Sin embargo, a la parca, tan presente y eliminada de la foto feliz de la sociedade moderna, la ha sacado a la palestra el coronavirus para demostrar malas formas de morir, por si faltaban en esta era Valdemar, donde tantos viejos mueren en vida –pero mientras no se les detenga el corazón, generan pasta–. Y lo de el guiño a Poe es porque esos morideros equivalen a meterse en vena una sesión de mesmerismo.
También ha regalado una nueva gestión del tiempo, aunque ojalá seamos mejores que los políticos para organizar la defensa en el día a día. El negocio de la muerte, suculento, se ha higienizado y ahora anuncian cementerios ecológicos donde depositar tus cenizas a un módico precio o te hacen un traje de hongos para regresar deprisa a la madre tierra (tal fue la última voluntad del actor Luke Perry).
Si Joyce entregó al mundo su ‘Ulises’, Koum y Acton culminaron, con Zuckerberg y otros apellidos de roedor exótico, el fin de la inviolabilidad de las conversaciones.
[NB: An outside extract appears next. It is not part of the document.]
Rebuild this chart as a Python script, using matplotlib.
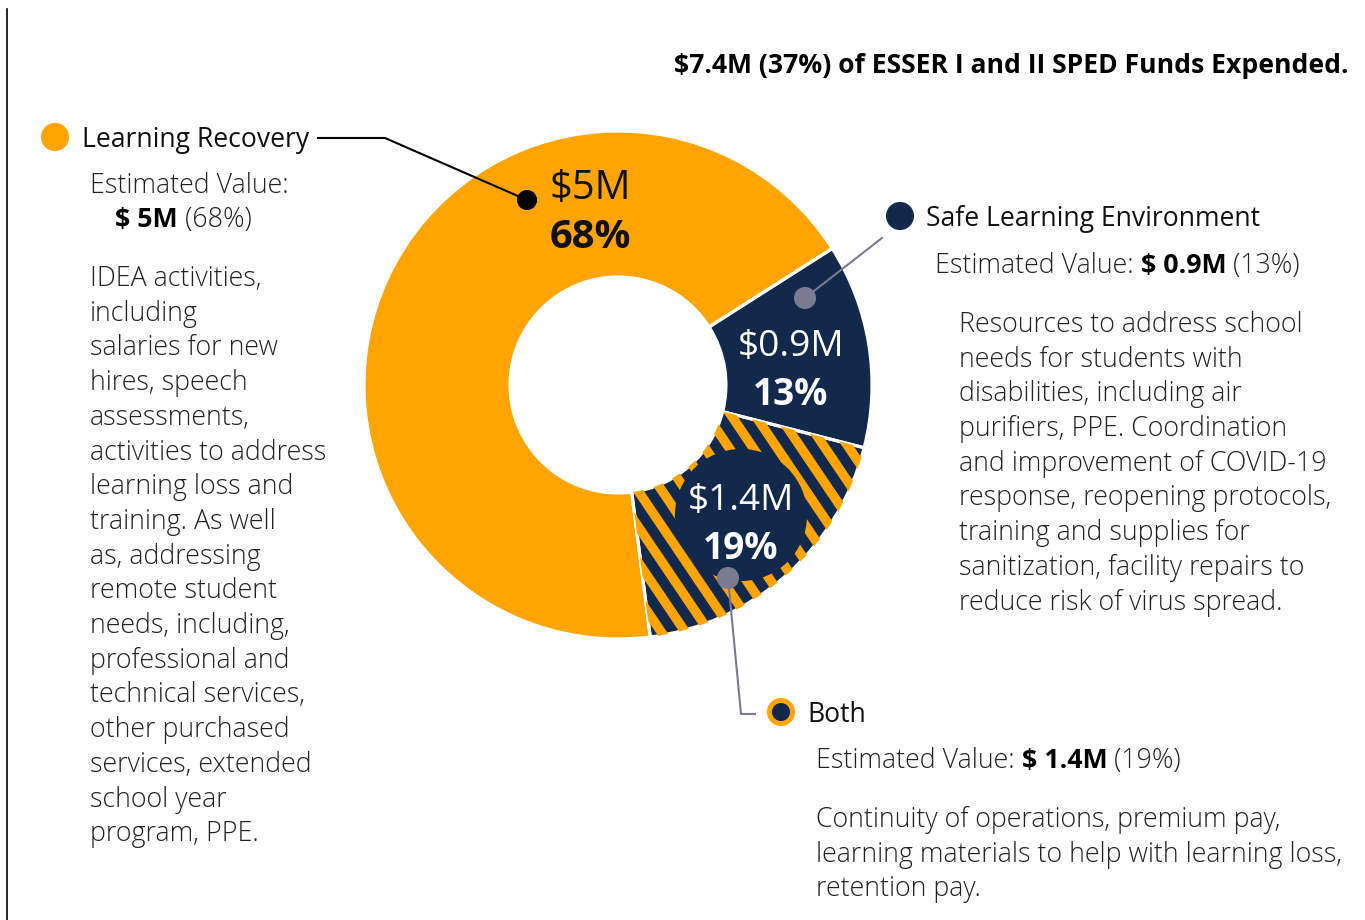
import matplotlib
matplotlib.use("Agg")
import numpy as np
import matplotlib.pyplot as plt
from matplotlib.patches import Circle

# ----------------------------------------
# data
# ----------------------------------------
categories = ["Safe Learning Environment", "Both", "Learning Recovery"]
shares = [13, 19, 68]
amounts = ["$0.9M", "$1.4M", "$5M"]
amount_bold = ["$ 0.9M", "$ 1.4M", "$ 5M"]
title = "$7.4M (37%) of ESSER I and II SPED Funds Expended."

lr_body = ["IDEA activities,", "including", "salaries for new", "hires, speech",
           "assessments,", "activities to address", "learning loss and",
           "training. As well", "as, addressing", "remote student",
           "needs, including,", "professional and", "technical services,",
           "other purchased", "services, extended", "school year", "program, PPE."]
safe_body = ["Resources to address school", "needs for students with",
             "disabilities, including air", "purifiers, PPE. Coordination",
             "and improvement of COVID-19", "response, reopening protocols,",
             "training and supplies for", "sanitization, facility repairs to",
             "reduce risk of virus spread."]
both_body = ["Continuity of operations, premium pay,",
             "learning materials to help with learning loss,",
             "retention pay."]

# ----------------------------------------
# style
# ----------------------------------------
W, H, DPI = 1365, 920, 150
ORANGE = "#ffa400"
NAVY = "#13294b"
GREY = "#7a7a92"
TXT = "#222222"
BODY = 26.7
plt.rcParams["font.family"] = ["Open Sans", "DejaVu Sans"]


def fs(px):
    return px * 72 / DPI


def Y(y):
    return H - y


fig = plt.figure(figsize=(W / DPI, H / DPI), dpi=DPI)
ax = fig.add_axes([0, 0, 1, 1])

# ----------------------------------------
# donut
# ----------------------------------------
cx, cy, R, r_in = 618, Y(385), 254, 108
wedges, _ = ax.pie(shares, colors=[NAVY, NAVY, ORANGE], startangle=32.5,
                   counterclock=False, center=(cx, cy), radius=R,
                   wedgeprops=dict(width=R - r_in, linewidth=0))
both = wedges[1]

# diagonal orange stripes on the "Both" slice
ang = np.deg2rad(-56)
d = np.array([np.cos(ang), np.sin(ang)])
t = np.array([-400, 400])
for x0 in np.arange(480, 1000, 24):
    ln, = ax.plot(x0 + t * d[0], Y(470) + t * d[1], color=ORANGE, lw=fs(9.5),
                  solid_capstyle="butt", zorder=both.get_zorder() + 0.05)
    ln.set_clip_path(both)

blob = Circle((741, Y(515)), 65, color=NAVY, zorder=both.get_zorder() + 0.1)
ax.add_patch(blob)
blob.set_clip_path(both)

ax.pie(shares, startangle=32.5, counterclock=False, center=(cx, cy), radius=R,
       wedgeprops=dict(width=R - r_in, fill=False, edgecolor="white", linewidth=1.5))

ax.set_xlim(0, W)
ax.set_ylim(0, H)
ax.set_aspect("equal")
ax.axis("off")

# values inside the ring
in_pos = [(791, 347), (741, 501), (590, 189)]
in_col = ["white", "white", "#111111"]
in_size = [37, 37, 40]
for amt, pct, (x, y), c, s in zip(amounts, shares, in_pos, in_col, in_size):
    ax.text(x, Y(y), amt, ha="center", va="center", fontsize=fs(s), color=c,
            zorder=10)
    ax.text(x, Y(y + 48), f"{pct}%", ha="center", va="center",
            fontsize=fs(s), color=c, fontweight="bold", zorder=10)

# ----------------------------------------
# text helpers
# ----------------------------------------
renderer = fig.canvas.get_renderer()


def rich(x, y, parts, size=BODY):
    for txt, weight in parts:
        t = ax.text(x, Y(y), txt, ha="left", va="center", fontsize=fs(size),
                    color=TXT if weight != "bold" else "black", fontweight=weight)
        bb = t.get_window_extent(renderer)
        x = bb.x1 * W / fig.bbox.width


def block(x, y0, lines, step=34.7, size=BODY):
    for i, line in enumerate(lines):
        ax.text(x, Y(y0 + i * step), line, ha="left", va="center",
                fontsize=fs(size), color=TXT, fontweight="light")


ax.text(1348, Y(66), title, ha="right", va="center", fontsize=fs(26.5),
        fontweight="bold", color="black")

# Learning Recovery
ax.add_patch(Circle((55, Y(137)), 13, color=ORANGE))
ax.text(82, Y(140), categories[2], ha="left", va="center", fontsize=fs(26.5), color="#111")
ax.plot([318, 385, 527], [Y(138), Y(138), Y(200)], color="black", lw=1.0)
ax.add_patch(Circle((527, Y(200)), 9, color="black", zorder=11))
rich(90, 186, [("Estimated Value:", "light")])
rich(115, 220, [(amount_bold[2], "bold"), (" (68%)", "light")])
block(90, 279, lr_body)

# Safe Learning Environment
ax.add_patch(Circle((900, Y(216)), 13, color=NAVY))
ax.text(926, Y(219), categories[0], ha="left", va="center", fontsize=fs(26.5), color="#111")
ax.plot([805, 882], [Y(298), Y(238)], color=GREY, lw=1.0, zorder=11)
ax.add_patch(Circle((805, Y(298)), 10, color=GREY, zorder=11))
rich(935, 266, [("Estimated Value: ", "light"), (amount_bold[0], "bold"), (" (13%)", "light")])
block(959, 325, safe_body)

# Both
ax.add_patch(Circle((781, Y(712)), 13, color=ORANGE))
ax.add_patch(Circle((781, Y(712)), 8, color=NAVY))
ax.text(807, Y(715), categories[1], ha="left", va="center", fontsize=fs(26.5), color="#111")
ax.plot([728, 741, 755], [Y(578), Y(714), Y(714)], color=GREY, lw=1.0, zorder=11)
ax.add_patch(Circle((728, Y(578)), 10, color=GREY, zorder=11))
rich(816, 761, [("Estimated Value: ", "light"), (amount_bold[1], "bold"), (" (19%)", "light")])
block(816, 820, both_body)

# left rule
ax.plot([7, 7], [Y(9), 0], color="black", lw=0.8)

fig.savefig("out.png", dpi=DPI)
La literatura se ha reducido, como en el medievo, cuando el mester de clerecía y el de juglaría acumulaban el saber y, aunque se publique más que nunca, con mucho material dan ganas de encender una hoguera.
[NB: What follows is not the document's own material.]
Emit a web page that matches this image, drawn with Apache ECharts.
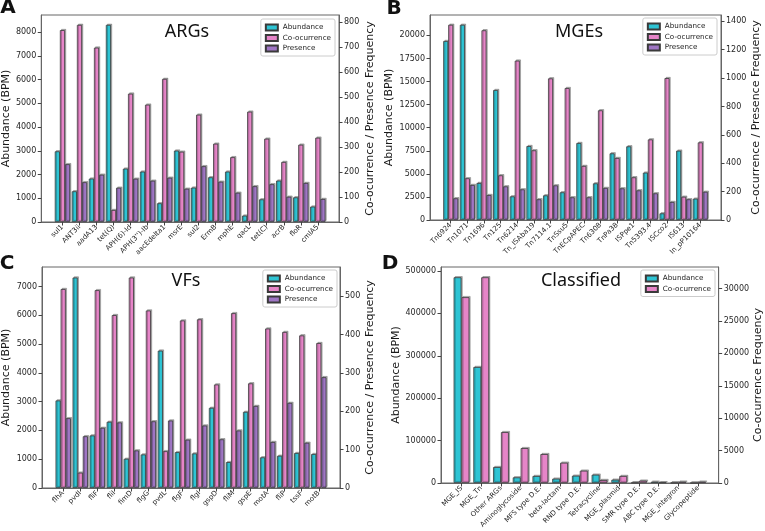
<!DOCTYPE html>
<html>
<head>
<meta charset="utf-8">
<script src="https://cdn.jsdelivr.net/npm/echarts@6/dist/echarts.min.js"></script>
<style>
html, body { margin: 0; padding: 0; background: #fff; }
#main { width: 765px; height: 531px; }
</style>
</head>
<body>
<div id="main"></div>
<script>
// A - ARGs
var argNames = ['sul1', 'ANT3ii', 'aadA13', 'tet(Q)', 'APH(6)-Id', "APH(3'')-Ib", 'aacEdelta1', 'msrE', 'sul2', 'ErmB', 'mphE', 'qacL', 'tet(C)', 'acrB', 'floR', 'cmlA5'];
var argAbund = [2980, 1295, 1830, 8310, 2250, 2125, 790, 3010, 1450, 1885, 2125, 270, 955, 1745, 1040, 650];
var argCooc = [767, 788, 697, 48, 513, 469, 572, 281, 429, 313, 259, 441, 333, 240, 309, 337];
var argPres = [231, 159, 189, 137, 173, 165, 177, 133, 223, 161, 117, 143, 151, 101, 156, 92];

// B - MGEs
var mgeNames = ['Tn6924', 'Tn1071', 'Tn1696', 'Tn125', 'Tn6214', 'Tn_ISAba19', 'Tn7114.1', 'TnSsu5', 'TnECpAPEC', 'Tn6308', 'TnPa38', 'ISPpe1', 'Tn5393.4', 'ISCco2', 'IS613', 'In_pP10164'];
var mgeAbund = [19390, 21150, 4010, 14080, 2560, 8010, 2670, 3000, 8340, 3970, 7220, 7980, 5130, 720, 7510, 2310];
var mgeCooc = [1376, 294, 1337, 315, 1123, 491, 998, 930, 381, 773, 437, 301, 568, 1000, 164, 547];
var mgePres = [153, 247, 176, 237, 216, 146, 244, 160, 160, 226, 223, 209, 188, 127, 146, 199];

// C - VFs
var vfNames = ['flhA', 'pvdI', 'fliF', 'fliI', 'fimD', 'flgG', 'pvdL', 'flgF', 'flgI', 'gspD', 'fliM', 'gspE', 'motA', 'fliP', 'tssF', 'motB'];
var vfAbund = [3040, 7310, 1825, 2300, 1015, 1165, 4770, 1245, 1200, 2785, 900, 2645, 1065, 1120, 1215, 1180];
var vfCooc = [519, 40, 516, 451, 549, 463, 96, 437, 440, 270, 456, 273, 416, 407, 398, 378];
var vfPres = [182, 135, 157, 171, 98, 174, 176, 126, 163, 127, 150, 214, 120, 222, 118, 289];

// D - Classified
var clsNames = ['MGE_IS', 'MGE_Tn', 'Other ARGs', 'Aminoglycoside', 'MFS type D.E.', 'beta-lactam', 'RND type D.E.', 'Tetracycline', 'MGE_plasmid', 'SMR type D.E.', 'ABC type D.E.', 'MGE_integron', 'Glycopeptide'];
var clsAbund = [485000, 273500, 37600, 13300, 16500, 10200, 17200, 19600, 7800, 1000, 3000, 800, 300];
var clsCooc = [28670, 31740, 7850, 5380, 4460, 3130, 1900, 460, 1080, 360, 100, 200, 200];

var seriesNames = ['Abundance', 'Co-ocurrence', 'Presence'];
var colors = ['#2ec4d4', '#e685c8', '#9f76c4'];
var font = 'DejaVu Sans';

var grids = [], xAxes = [], yAxes = [], series = [], legends = [];

// matplotlib-like autoscale: 5% headroom
function headroom(arrs) {
    var m = 0;
    arrs.forEach(function (a) { m = Math.max(m, Math.max.apply(null, a)); });
    return m * 1.05;
}

function addPanel(p, box, names, abund, others, leftStep, rightStep, rightTitle, gaps, leg) {
    var n = names.length;
    var nb = others.length + 1;
    var w = nb == 3 ? 0.3 : 0.4;
    var half = nb * w / 2;
    var pad = 0.05 * (n - 1 + 2 * half);
    var idx = names.map(function (d, i) { return i; });

    grids.push({left: box[0], top: box[1], width: box[2], height: box[3],
        show: true, borderColor: '#666', borderWidth: 1});

    xAxes.push({
        type: 'value', gridIndex: p,
        min: -half - pad, max: n - 1 + half + pad,
        splitLine: {show: false},
        axisLine: {show: true, onZero: false, lineStyle: {color: '#666', width: 1}},
        axisTick: {show: true, customValues: idx, length: 3.5, lineStyle: {color: '#444'}},
        axisLabel: {
            customValues: idx, rotate: 45, fontSize: 7, margin: 4,
            fontFamily: font, color: '#262626',
            formatter: function (v) { return names[Math.round(v)]; }
        }
    });

    var yBase = {
        type: 'value', gridIndex: p, min: 0,
        nameLocation: 'middle',
        nameTextStyle: {fontSize: 11, fontFamily: font, color: '#1a1a1a'},
        splitLine: {show: false},
        axisLine: {show: true, onZero: false, lineStyle: {color: '#666', width: 1}},
        axisTick: {show: true, length: 3.5, lineStyle: {color: '#444'}},
        axisLabel: {fontSize: 8, fontFamily: font, color: '#262626', margin: 5, showMaxLabel: false,
            formatter: function (v) { return String(v); }}
    };
    yAxes.push(Object.assign({}, yBase, {
        position: 'left', max: headroom([abund]), interval: leftStep,
        name: 'Abundance (BPM)', nameGap: gaps[0]
    }));
    yAxes.push(Object.assign({}, yBase, {
        position: 'right', max: headroom(others), interval: rightStep,
        name: rightTitle, nameGap: gaps[1], nameRotate: 90
    }));

    [abund].concat(others).forEach(function (arr, k) {
        series.push({
            type: 'bar',
            name: seriesNames[k],
            xAxisIndex: p,
            yAxisIndex: k == 0 ? 2 * p : 2 * p + 1,
            barWidth: (w * 100) + '%',
            barGap: '0%',
            data: arr.map(function (v, i) { return [i, v]; }),
            itemStyle: {
                color: colors[k],
                borderColor: '#3a3a3a',
                borderWidth: 0.8,
                shadowColor: 'rgba(0,0,0,0.3)',
                shadowOffsetX: 1.2,
                shadowOffsetY: -1.2
            },
            emphasis: {disabled: true}
        });
    });

    legends.push({
        orient: 'vertical', right: leg[0], top: leg[1],
        data: seriesNames.slice(0, nb),
        icon: 'rect', selectedMode: false,
        itemWidth: 12, itemHeight: 6, itemGap: 1.5,
        padding: [4, 4, 3, 4],
        backgroundColor: '#fff', borderColor: '#ccc', borderWidth: 1, borderRadius: 2,
        textStyle: {fontSize: 7.2, fontFamily: font, color: '#222', lineHeight: 9}
    });
}

addPanel(0, [38, 15, 301, 207], argNames, argAbund, [argCooc, argPres], 1000, 100,
    'Co-ocurrence / Presence Frequency', [28, 26], [430, 19]);
addPanel(1, [430, 15, 291, 205], mgeNames, mgeAbund, [mgeCooc, mgePres], 2500, 200,
    'Co-ocurrence / Presence Frequency', [35, 27], [48, 18]);
addPanel(2, [39, 267, 301, 221], vfNames, vfAbund, [vfCooc, vfPres], 1000, 100,
    'Co-ocurrence / Presence Frequency', [30, 24], [428, 270]);
addPanel(3, [441, 267, 280, 216], clsNames, clsAbund, [clsCooc], 100000, 5000,
    'Co-ocurrence Frequency', [38, 34], [50, 270]);

function txt(x, y, s, size, weight, fam) {
    return {type: 'text', x: x, y: y, z: 10,
        style: {text: s, fontSize: size, fontWeight: weight, fontFamily: fam,
            fill: '#111', align: 'center', verticalAlign: 'middle'}};
}

var chart = echarts.init(document.getElementById('main'));
chart.setOption({
    animation: false,
    grid: grids,
    xAxis: xAxes,
    yAxis: yAxes,
    series: series,
    legend: legends,
    graphic: [
        txt(8, 8, 'A', 20, 'bold', font),
        txt(394, 8.5, 'B', 20, 'bold', font),
        txt(7, 263.5, 'C', 20, 'bold', font),
        txt(390, 263.5, 'D', 20, 'bold', font),
        txt(187, 32, 'ARGs', 18, 'normal', 'Noto Sans'),
        txt(579, 32, 'MGEs', 18, 'normal', 'Noto Sans'),
        txt(186, 281, 'VFs', 18, 'normal', 'Noto Sans'),
        txt(581, 281, 'Classified', 18, 'normal', 'Noto Sans')
    ]
});
</script>
</body>
</html>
Se intentan difuminar los géneros mientras Sean Connery se hace eterno sin haberse depilado el pecho un solo día y buscamos, ahora que Dios ha muerto o, según cuenta la novela gráfica ‘Predicador’, ha dejado el mando a un puñado de ángeles cocainómanos, existen otras certezas donde no cabe el paraíso del cielo. De epicúreos hemos pasado a consumistas, ojo. A la espiritualidad la concentran las respiraciones del yoga y se aboga por el satisfyer antes que enseñar a los amantes a conocer sus respectivos cuerpos que, de ordinario, tienen más aplicaciones que ese chisme.
Los nuevos dioses domésticos se llaman mascotas y permiten un idilio que no lo iguala pareja alguna. Todo da alergia y se da pábulo al buenismo peligroso y al fanatismo de que quien piensa diferente, es tonto. Que la prepotencia se confunda con alegría e ímpetu, la falsa modestia con humildad, que la bondad se tome por debilidad y el viejunismo reaccionario alcance posiciones de modestia, revela la corrupción emocional de esta era.
El mundo siempre tuvo dientes, se desentiende, repite Stephen King, que morirá joven de veras mientras le desprecia el mausoleo de la alta cultura. A pesar de que el apocalipsis y la distopía estén de moda, no acabaremos tan pronto. El planeta no es un yogur que caduca, ni un vale del gimnasio. Tampoco se está disolviendo la civilización heredera del mundo clásico, preconizaba el otro día mi respetado Félix de Azúa.
La única nostalgia que me va quedando es que las buenas historias se hayan recolocado en la caja tonta mientras a los cines les habita el silencio. El mundo siempre ha avanzado gracias a unos pocos que no bastan para deshacer los males de otros y no termina ni empeora por la vejez y la muerte que llevamos a cuentas. La tierra es, sostiene el refrán indio, la herencia que tomamos prestada de nuestros hijos, los tengamos físicamente o no, que también existen padres e hijos metafóricos igual que caminos sin retorno.
Que no sabemos hacia dónde vamos no absuelve de buscar soluciones en vez de profecías. Tal vez en el futuro nuestros herederos, con colonias en Marte o Venus, y el universo digital controlado, tan tontos y listos como nosotros, piensen: “Vaya, nos parecemos”. En cualquier caso, el diablo está en los detalles que permiten caer o huir del día de la marmota y hacen imposible el eterno retorno, a pesar de la querencia humana por tropezar en la misma piedra.
Celebremos, en nuestra recién estrenada década, las oportunidades a inventar para desandar caminos. Y, ya lo dicen los rusos, tan versados en eternidades: cien años no es nada.
Ada del Moral
Este artículo fue publicado en MAKMA ISSUE #03 | Los Nuevos Años 20, en diciembre de 2020.